What is a 'Credit Rating'
- It is an assessment of the creditworthiness of a borrower in general terms or with respect to a particular debt or financial obligation.
- A credit rating can be assigned to any entity that seeks to borrow money – an individual, corporation, state or provincial authority, or sovereign government.
- Credit assessment and evaluation for companies and governments is generally done by a credit rating agency such as Standard & Poor’s, Moody’s or Fitch.
- These rating agencies are paid by the entity that is seeking a credit rating for itself or for one of its debt issues.
Why are Credit Ratings important?
- Credit ratings for borrowers are based on substantial due diligence conducted by the rating agencies. While a borrower will strive to have the highest possible credit rating since it has a major impact on interest rates charged by lenders, the rating agencies must take a balanced and objective view of the borrower’s financial situation and capacity to service/repay the debt.

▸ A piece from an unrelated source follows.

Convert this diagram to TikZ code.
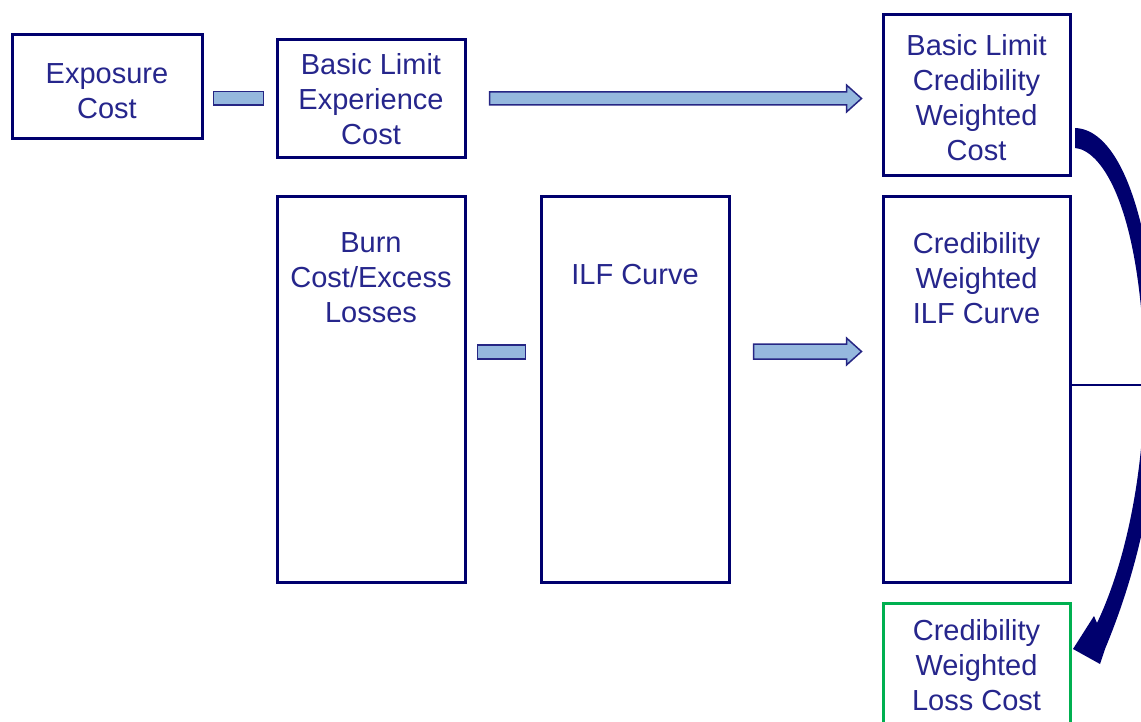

- A credit rating not only determines whether or not a borrower will be approved for a loan, but also the interest rate at which the loan will need to be repaid. Since companies depend on loans for many start-up and other expenses, being denied a loan could spell disaster, and a high interest rate is much more difficult to pay back.
- Credit ratings also play a large role in a potential buyer's determining whether or not to purchase bonds. A poor credit rating is a risky investment; it indicates a larger probability that the company will not pay off its bonds.
- Credit rating changes can have a significant impact on financial markets. A prime example of this effect is the adverse market reaction to the credit rating downgrade of the U.S. federal government by Standard & Poor’s on August 5, 2011. Global equity markets plunged for weeks following the downgrade.
Factors Affecting Credit Ratings and Credit Scores
There are a few factors credit agencies take into consideration when assigning a credit rating to an organization.
First, the agency considers the entity's past history of borrowing and paying off debts. Any missed payments or defaults on loans negatively impact the rating.
The agency also looks at the entity's future economic potential.
If the economic future looks bright, the credit rating tends to be higher; if the borrower does not have a positive economic outlook, the credit rating will fall.